Mi sorpresa surge cuando en los noticieros y en todos los medios posibles descubro que la economía ilegal no es subterránea. Está a la vista de todos. Son cientos de miles de hectáreas sembradas en coca, y miles de retroexcavadoras dragando ríos y destrozando bosques, cientos de toneladas de cianuro regadas en kilómetros interminables. Se alcanza a ver desde el avión cuando se viaja en vuelos comerciales. Sucede en tiempos cortos de dos o tres años, sin que nadie se dé cuenta. Ni los más de 100.000 hombres de nuestro pie de fuerza, ni nuestro enorme y burocrático aparto estatal, ni nuestras frondosas instituciones de justicia, que controlan las actividades ilegales, se dan cuenta de lo que está pasando. De golpe descubren por algún informe de una agencia internacional que esto está sucediendo y con gran transcendencia anuncian a los medios que tenemos 100.000 hectáreas más de coca, que se han deforestado más de 100.000 hectáreas de bosques, y que se han ocupado otros miles de hectáreas en actividades mineras ilegales que depredan el medio ambiente.
Como en un república enajenada, discutimos cómo enfrentar el problema mientras crece a la vista de todos. Grandes operativos donde se destruyen cinco dragas y el consabido coronel dando parte de victoria. La eterna discusión sobre si fumigamos con glifosato o se exponemos soldados a que erradiquen con el riesgo de sus vidas. Y no se resuelve el tema que es de grandes y pequeñas dimensiones.
De grandes dimensiones porque allí se origina toda nuestra violencia, toda justificación para la sublevación arropada en la bandera de la revolución, todas las dolencias que padecen las poblaciones marginales y marginadas, todo el peso del conflicto. De pequeñas dimensiones porque se trata de un pequeño grupo que no puede pasar en el mejor de los cálculos de 25.000 personas. Veamos.
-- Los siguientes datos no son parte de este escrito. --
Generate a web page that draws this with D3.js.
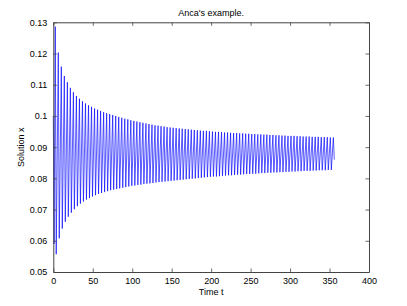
<!DOCTYPE html>
<html>
<head>
<meta charset="utf-8">
<script src="https://cdn.jsdelivr.net/npm/d3@7"></script>
<style>
  body { margin: 0; background: #fff; }
  text { font-family: "Liberation Sans", Arial, Helvetica, sans-serif; font-size: 9px; fill: #000; }
</style>
</head>
<body>
<svg id="chart" width="407" height="306"></svg>
<script>
// start of the run, before the first peak
const startT = [0, 1.0]
const startX = [0.100, 0.059]

// peaks of the oscillation
const peakT = [2.5, 6.33, 10.16, 13.99, 17.82, 21.65, 25.48, 29.31, 33.14, 36.97,
  40.8, 44.63, 48.46, 52.29, 56.12, 59.95, 63.78, 67.61, 71.44, 75.27,
  79.1, 82.93, 86.76, 90.59, 94.42, 98.25, 102.08, 105.91, 109.74, 113.57,
  117.4, 121.23, 125.06, 128.89, 132.72, 136.55, 140.38, 144.21, 148.04, 151.87,
  155.7, 159.53, 163.36, 167.19, 171.02, 174.85, 178.68, 182.51, 186.34, 190.17,
  194.0, 197.83, 201.66, 205.49, 209.32, 213.15, 216.98, 220.81, 224.64, 228.47,
  232.3, 236.13, 239.96, 243.79, 247.62, 251.45, 255.28, 259.11, 262.94, 266.77,
  270.6, 274.43, 278.26, 282.09, 285.92, 289.75, 293.58, 297.41, 301.24, 305.07,
  308.9, 312.73, 316.56, 320.39, 324.22, 328.05, 331.88, 335.71, 339.54, 343.37,
  347.2, 351.03, 354.86]
const peakX = [.1286, .1203, .1158, .1128, .1108, .1090, .1076, .1064, .1055, .1047,
  .1040, .1034, .1029, .1024, .1020, .1016, .1012, .1009, .1006, .1003,
  .1000, .0997, .0994, .0991, .0989, .0986, .0984, .0982, .0980, .0978,
  .0976, .0974, .0972, .0970, .0969, .0967, .0966, .0964, .0963, .0962,
  .0961, .0960, .0959, .0958, .0957, .0956, .0955, .0954, .0953, .0952,
  .0952, .0951, .0950, .0949, .0949, .0948, .0947, .0947, .0946, .0945,
  .0945, .0944, .0944, .0943, .0943, .0942, .0942, .0941, .0941, .0940,
  .0940, .0939, .0939, .0938, .0938, .0937, .0937, .0936, .0936, .0936,
  .0935, .0935, .0934, .0934, .0934, .0933, .0933, .0933, .0932, .0932,
  .0932, .0931, .0931]

// troughs, just after each peak
const troughT = [3.7, 7.53, 11.36, 15.19, 19.02, 22.85, 26.68, 30.51, 34.34, 38.17,
  42.0, 45.83, 49.66, 53.49, 57.32, 61.15, 64.98, 68.81, 72.64, 76.47,
  80.3, 84.13, 87.96, 91.79, 95.62, 99.45, 103.28, 107.11, 110.94, 114.77,
  118.6, 122.43, 126.26, 130.09, 133.92, 137.75, 141.58, 145.41, 149.24, 153.07,
  156.9, 160.73, 164.56, 168.39, 172.22, 176.05, 179.88, 183.71, 187.54, 191.37,
  195.2, 199.03, 202.86, 206.69, 210.52, 214.35, 218.18, 222.01, 225.84, 229.67,
  233.5, 237.33, 241.16, 244.99, 248.82, 252.65, 256.48, 260.31, 264.14, 267.97,
  271.8, 275.63, 279.46, 283.29, 287.12, 290.95, 294.78, 298.61, 302.44, 306.27,
  310.1, 313.93, 317.76, 321.59, 325.42, 329.25, 333.08, 336.91, 340.74, 344.57,
  348.4, 352.23]
const troughX = [.0557, .0608, .0639, .0661, .0677, .0690, .0701, .0711, .0719, .0726,
  .0732, .0737, .0742, .0746, .0750, .0753, .0756, .0759, .0762, .0764,
  .0766, .0768, .0770, .0772, .0774, .0776, .0777, .0779, .0780, .0782,
  .0783, .0784, .0785, .0787, .0788, .0789, .0790, .0791, .0792, .0793,
  .0794, .0795, .0796, .0797, .0798, .0799, .0800, .0801, .0802, .0803,
  .0804, .0805, .0806, .0806, .0807, .0808, .0809, .0810, .0810, .0811,
  .0812, .0812, .0813, .0814, .0814, .0815, .0815, .0816, .0817, .0817,
  .0818, .0818, .0819, .0819, .0820, .0820, .0821, .0821, .0822, .0822,
  .0823, .0823, .0824, .0824, .0824, .0825, .0825, .0826, .0826, .0826,
  .0827, .0827]

// last sample
const endT = 356
const endX = 0.086

const xTicks = [0, 50, 100, 150, 200, 250, 300, 350, 400]
const yTicks = [0.05, 0.06, 0.07, 0.08, 0.09, 0.1, 0.11, 0.12, 0.13]
const yTickLabels = ['0.05', '0.06', '0.07', '0.08', '0.09', '0.1', '0.11', '0.12', '0.13']

const titleText = "Anca's example."
const xLabel = 'Time t'
const yLabel = 'Solution x'

// build the path: start, then peak/trough pairs, then the end point
const series = []
startT.forEach((t, i) => series.push({t, x: startX[i]}))
peakT.forEach((t, i) => {
  series.push({t, x: peakX[i]})
  if (i < troughT.length) series.push({t: troughT[i], x: troughX[i]})
})
series.push({t: endT, x: endX})

const svg = d3.select('#chart')
const plotLeft = 53.3, plotRight = 369, plotTop = 22.3, plotBottom = 272

const x = d3.scaleLinear().domain([0, 400]).range([plotLeft, plotRight])
const y = d3.scaleLinear().domain([0.05, 0.13]).range([plotBottom, plotTop])

svg.append('rect').attr('width', 407).attr('height', 306).attr('fill', '#fff')

// data line
svg.append('path')
  .datum(series)
  .attr('fill', 'none')
  .attr('stroke', '#0000ff')
  .attr('stroke-width', 0.65)
  .attr('d', d3.line().x(d => x(d.t)).y(d => y(d.x)))

// axes, ticks inward on all four sides
const axisColor = '#444'
const tickLen = 3.5

const bottomAxis = d3.axisBottom(x).tickValues(xTicks).tickSizeInner(-tickLen).tickSizeOuter(0).tickPadding(6)
const leftAxis = d3.axisLeft(y).tickValues(yTicks).tickFormat((d, i) => yTickLabels[i]).tickSizeInner(-tickLen).tickSizeOuter(0).tickPadding(6)
const topAxis = d3.axisTop(x).tickValues(xTicks).tickSizeInner(-tickLen).tickSizeOuter(0).tickFormat('')
const rightAxis = d3.axisRight(y).tickValues(yTicks).tickSizeInner(-tickLen).tickSizeOuter(0).tickFormat('')

function styleAxis(g) {
  g.select('.domain').attr('stroke', axisColor).attr('stroke-width', 1)
  g.selectAll('.tick line').attr('stroke', axisColor).attr('stroke-width', 0.8)
  g.selectAll('.tick text').attr('font-family', '"Liberation Sans", Arial, sans-serif').attr('font-size', 9).attr('fill', '#000')
}

svg.append('g').attr('transform', `translate(0,${plotBottom})`).call(bottomAxis).call(styleAxis)
svg.append('g').attr('transform', `translate(${plotLeft},0)`).call(leftAxis).call(styleAxis)
svg.append('g').attr('transform', `translate(0,${plotTop})`).call(topAxis).call(styleAxis)
svg.append('g').attr('transform', `translate(${plotRight},0)`).call(rightAxis).call(styleAxis)

// labels
svg.append('text')
  .attr('x', (plotLeft + plotRight) / 2).attr('y', 15.5)
  .attr('text-anchor', 'middle')
  .text(titleText)

svg.append('text')
  .attr('x', (plotLeft + plotRight) / 2).attr('y', 294.5)
  .attr('text-anchor', 'middle')
  .text(xLabel)

svg.append('text')
  .attr('transform', `translate(24,${(plotTop + plotBottom) / 2}) rotate(-90)`)
  .attr('text-anchor', 'middle')
  .text(yLabel)
</script>
</body>
</html>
Si los que siembran coca son pequeños campesinos propietarios de cinco hectáreas promedio, estamos hablando de 20.000 familias campesinas (no creo) y si hablamos de la minera ilegal son aún menos personas (¿5.000?). ¿O sea que veinticinco mil personas tienen en jaque al país, tienen ciegas a las autoridades que no ven qué pasa mientras toda la institucionalidad se debate en disquisiciones decimonónicas acerca de cómo abordar el problema?, ¿No disque eran 15.000 los de la guerrilla y el país decidió afrontar el problema y logramos que se desmovilizaran. No podremos desmovilizar esos otros 20.000?
Lo cierto es que estos fenómenos se suceden con la complicidad de las instituciones. Con complicidad de miembros de la justicia, las fuerzas armadas, el Estado y la sociedad civil. No me imagino a unos agricultores ilegales tumbando árboles y sembrando productos prohibidos en el bosque Sherwoord en Inglaterra, sin que las autoridades inglesas se den cuenta.
La continuidad de la coca y la minería ilegal resulta ser una decisión de Estado, en la cual participan alcaldes, autoridades locales y grandes capos que bailan y hacen bailar a la sociedad al son de los miles de millones que se manejan. ¿Seremos capaces en una generación de aceptar esa realidad y cambiarla?